For many decades, the Village of Port Chester has maintained a six member Board of Trustees without even one Hispanic member by operating an at-large election system intended to sufficiently dilute the Hispanic population and frustrate any effort to elect an Hispanic candidate. That was essentially the argument advanced by the United States Department of Justice, and Mr. Cesar Ruiz, an unsuccessful candidate for Trustee, joint Plaintiffs in an action in Federal District Court, White Plains, charging discrimination in violation of the Voting Rights Act.

Early last year, the Government presented prima facia evidence of de facto discriminatory voting practices and outcomes over many years, sufficiently persuasive to Judge Stephen C. Robinson to invoke a temporary injunction, thus voiding the offending at-large regimen for the March 20, 2007 Trustee election. The case quickly proceeded to trial with the Government represented by Assistant United States Attorneys David J. Kennedy and Timothy F. Mellett. Mr. Ruiz was represented by Randolph McLaughlin, locally recognized Civil Rights and Labor attorney, closely associated with Pace University Law School.

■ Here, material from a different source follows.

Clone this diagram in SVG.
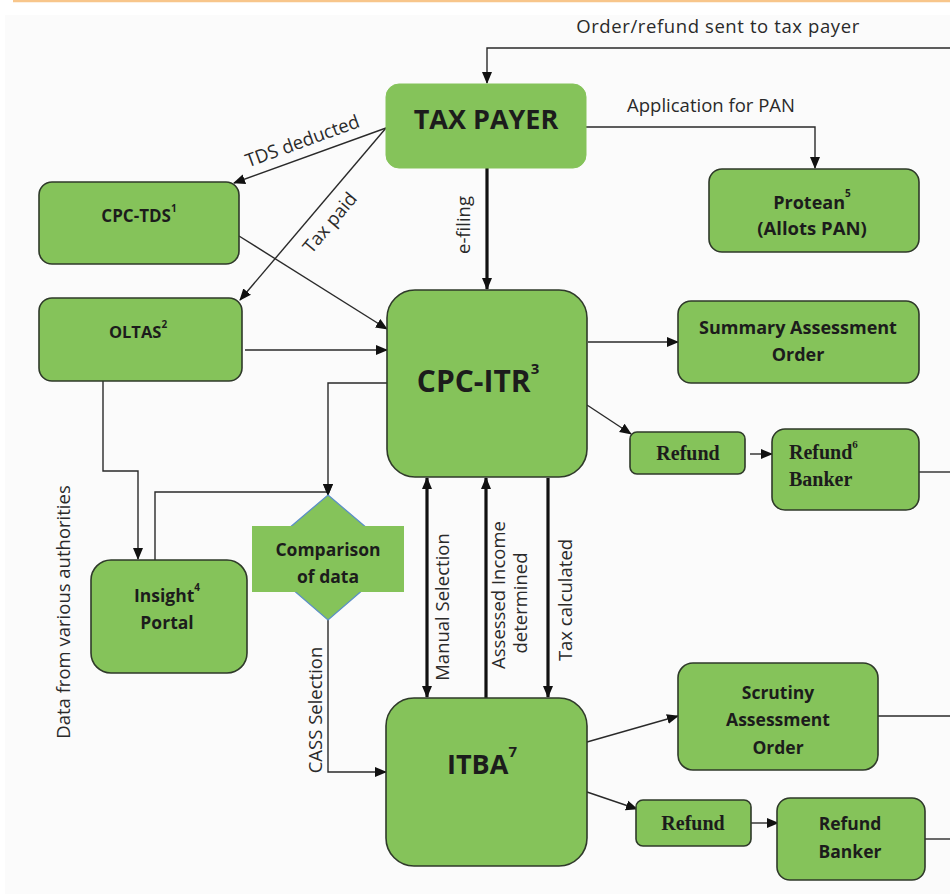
<svg xmlns="http://www.w3.org/2000/svg" width="950" height="894" viewBox="0 0 950 894">
<style>
.box{fill:#85c35a;stroke:#2f3a2a;stroke-width:1.6}
.nob{fill:#85c35a;stroke:#85c35a;stroke-width:1}
.t{font-family:"Open Sans","Liberation Sans",sans-serif;font-weight:bold;fill:#1c1c1c;text-anchor:middle;dominant-baseline:central}
.s{font-family:"Liberation Serif",serif;font-weight:bold;fill:#1c1c1c;dominant-baseline:central}
.lbl{font-family:"Open Sans","Liberation Sans",sans-serif;fill:#2a2a2a;text-anchor:middle;dominant-baseline:central;font-size:18.5px}
.c{fill:none;stroke:#2a2a2a;stroke-width:1.4}
.k{fill:none;stroke:#111;stroke-width:3.2}
</style>
<defs>
<marker id="a" markerUnits="userSpaceOnUse" markerWidth="12" markerHeight="12" refX="11" refY="6" orient="auto"><path d="M0,1 L12,6 L0,11 z" fill="#111"/></marker>
<marker id="as" markerUnits="userSpaceOnUse" markerWidth="12" markerHeight="12" refX="1" refY="6" orient="auto"><path d="M12,1 L0,6 L12,11 z" fill="#111"/></marker>
</defs>
<rect x="0" y="0" width="950" height="894" fill="#ffffff"/>
<rect x="5" y="15" width="945" height="879" fill="#fbfbfb"/>
<line x1="13" y1="1" x2="950" y2="1" stroke="#f8c68b" stroke-width="2.5"/>

<g id="connectors">
<path class="c" d="M950,48 H487 V83" marker-end="url(#a)"/>
<path class="c" d="M586,127 H815 V168" marker-end="url(#a)"/>
<path class="c" d="M386,128 L234,183" marker-end="url(#a)"/>
<path class="c" d="M386,128 L240,300" marker-end="url(#a)"/>
<path class="k" d="M487,168 V289" marker-end="url(#a)"/>
<path class="c" d="M239,236 L387,329" marker-end="url(#a)"/>
<path class="c" d="M245,350 H387" marker-end="url(#a)"/>
<path class="c" d="M103,381 V471 H138 V559" marker-end="url(#a)"/>
<path class="c" d="M155,560 V492 H328 V495" marker-end="url(#a)"/>
<path class="c" d="M387,383 H328 V495" marker-end="url(#a)"/>
<path class="c" d="M328,620 V772 H386" marker-end="url(#a)"/>
<path class="k" d="M427,478 V697" marker-start="url(#as)" marker-end="url(#a)"/>
<path class="k" d="M486,698 V478" marker-end="url(#a)"/>
<path class="k" d="M548,478 V697" marker-end="url(#a)"/>
<path class="c" d="M588,342 H678" marker-end="url(#a)"/>
<path class="c" d="M587,405 L631,434" marker-end="url(#a)"/>
<path class="c" d="M750,454 H772" marker-end="url(#a)"/>
<path class="c" d="M919,472 H950"/>
<path class="c" d="M587,742 L678,716" marker-end="url(#a)"/>
<path class="c" d="M587,792 L637,809" marker-end="url(#a)"/>
<path class="c" d="M751,823 H778" marker-end="url(#a)"/>
<path class="c" d="M878,716 H950"/>
<path class="c" d="M925,839 H950"/>
<text class="lbl" x="718" y="25" font-size="19" letter-spacing="0.6">Order/refund sent to tax payer</text>
<text class="lbl" x="711" y="104" font-size="19.5">Application for PAN</text>
<text class="lbl" transform="translate(302,140) rotate(-20)">TDS deducted</text>
<text class="lbl" transform="translate(329,222) rotate(-50)">Tax paid</text>
<text class="lbl" transform="translate(462,225) rotate(-90)">e-filing</text>
<text class="lbl" transform="translate(441,607) rotate(-90)">Manual Selection</text>
<text class="lbl" transform="translate(497,595) rotate(-90)">Assessed Income</text>
<text class="lbl" transform="translate(519,603) rotate(-90)">determined</text>
<text class="lbl" transform="translate(564,600) rotate(-90)" font-size="17.5">Tax calculated</text>
<text class="lbl" transform="translate(314,710) rotate(-90)">CASS Selection</text>
<text class="lbl" transform="translate(62,612) rotate(-90)" font-size="20">Data from various authorities</text>
</g>

<g id="taxpayer">
<rect class="nob" x="386" y="84" width="200" height="84" rx="13"/>
<text class="t" x="486" y="118" font-size="27">TAX PAYER</text>
</g>
<g id="protean">
<rect class="box" x="709" y="169" width="210" height="83" rx="13"/>
<text class="t" x="812" y="202" font-size="18">Protean<tspan font-size="10" dy="-9">5</tspan></text>
<text class="t" x="812" y="227" font-size="18.5">(Allots PAN)</text>
</g>
<g id="cpctds">
<rect class="box" x="39" y="182" width="200" height="82" rx="13"/>
<text class="t" x="139" y="215" font-size="17">CPC-TDS<tspan font-size="10" dy="-7">1</tspan></text>
</g>
<g id="oltas">
<rect class="box" x="39" y="298" width="203" height="83" rx="13"/>
<text class="t" x="138" y="331" font-size="16.5">OLTAS<tspan font-size="10" dy="-7">2</tspan></text>
</g>
<g id="cpcitr">
<rect class="box" x="387" y="290" width="200" height="187" rx="28"/>
<text class="t" x="478" y="380" font-size="30">CPC-ITR<tspan font-size="15" dy="-12">3</tspan></text>
</g>
<g id="summary">
<rect class="box" x="678" y="301" width="241" height="82" rx="13"/>
<text class="t" x="798" y="327" font-size="18">Summary Assessment</text>
<text class="t" x="798" y="354" font-size="18">Order</text>
</g>
<g id="refund1">
<rect class="box" x="630" y="432" width="115" height="42" rx="7"/>
<text class="s" x="688" y="453" font-size="20" text-anchor="middle">Refund</text>
</g>
<g id="refundbanker1">
<rect class="box" x="772" y="429" width="147" height="81" rx="13"/>
<text class="s" x="789" y="452" font-size="20">Refund<tspan font-size="11" dy="-8">6</tspan></text>
<text class="s" x="789" y="479" font-size="20">Banker</text>
</g>
<g id="insight">
<rect class="box" x="91" y="560" width="156" height="113" rx="20"/>
<text class="t" x="167" y="595" font-size="17.5">Insight<tspan font-size="10" dy="-8">4</tspan></text>
<text class="t" x="167" y="622" font-size="17.5">Portal</text>
</g>
<g id="comparison">
<polygon points="328,495 401,557 328,620 255,557" fill="#85c35a" stroke="#5b8fc7" stroke-width="1.3"/>
<rect x="252" y="526" width="152" height="66" fill="#85c35a"/>
<text class="t" x="328" y="549" font-size="17.5">Comparison</text>
<text class="t" x="328" y="576" font-size="17.5">of data</text>
</g>
<g id="itba">
<rect class="box" x="386" y="698" width="201" height="168" rx="28"/>
<text class="t" x="482" y="763" font-size="27">ITBA<tspan font-size="15" dy="-12">7</tspan></text>
</g>
<g id="scrutiny">
<rect class="box" x="678" y="663" width="200" height="107" rx="15"/>
<text class="t" x="778" y="692" font-size="17.5">Scrutiny</text>
<text class="t" x="778" y="719" font-size="17.5">Assessment</text>
<text class="t" x="778" y="747" font-size="17.5">Order</text>
</g>
<g id="refund2">
<rect class="box" x="636" y="800" width="115" height="46" rx="7"/>
<text class="s" x="693" y="823" font-size="20" text-anchor="middle">Refund</text>
</g>
<g id="refundbanker2">
<rect class="box" x="777" y="798" width="148" height="82" rx="13"/>
<text class="t" x="850" y="823" font-size="17.5">Refund</text>
<text class="t" x="850" y="851" font-size="17.5">Banker</text>
</g>
</svg>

Anthony Piscionere, a Republican leader, and attorney, from Rye, represented the Defendant Village of Port Chester. The Government presented two alternative plans, one of which would establish three voting districts; the other six, that would replace the at large system with one that would have at least one district in which Hispanic residents, of voting age, would comprise a sufficient voting bloc capable of electing an Hispanic candidate if that be the choice of the majority of said voters. In rejecting both “Plan A” and “Modified Plan A” as
the Government’s proposed regimes came to be known, the attorney for the Village of Port Chester argued unconvincingly that either plan would have “packed the non-Hispanic White population of the Village, concentrating them into certain districts.”

In reaching his decision, Judge Robinson rejected Defense arguments, declaring, “The mere fact that there are greater concentrations
of non-Hispanic Whites in certain areas and greater concentrations of Hispanics in other areas, does not indicate any sort of nefarious effort; instead, this merely is a reflection of the reality of residential segregation in Port Chester.” Supporting Robinson’s conclusion, Plaintiff’s expert witness, Professor Robert Courtney Smith, an expert in the field of historic socio-economic discrimination against Hispanics in New
York, had labeled Port Chester “a very segregated town.”

Judge Robinson apparently did not intend to wait very long before installing a new system. He has ordered both sides to submit remedial plans within three weeks. It is likely the Government will re-propose Plan A and Modified Plan A. In addition to de facto evidence of voting rights violations, resulting from the at-large election system, Judge Robinson noted other discrimination-based activity, stating, “There can be no question that the most recent election for Mayor of Port Chester was marred by a racial appeal.” He was, of course, referring to a mailing which he described as a “blatant racial message, one which several witnesses conceded was racist,” as being, “troubling to this Court."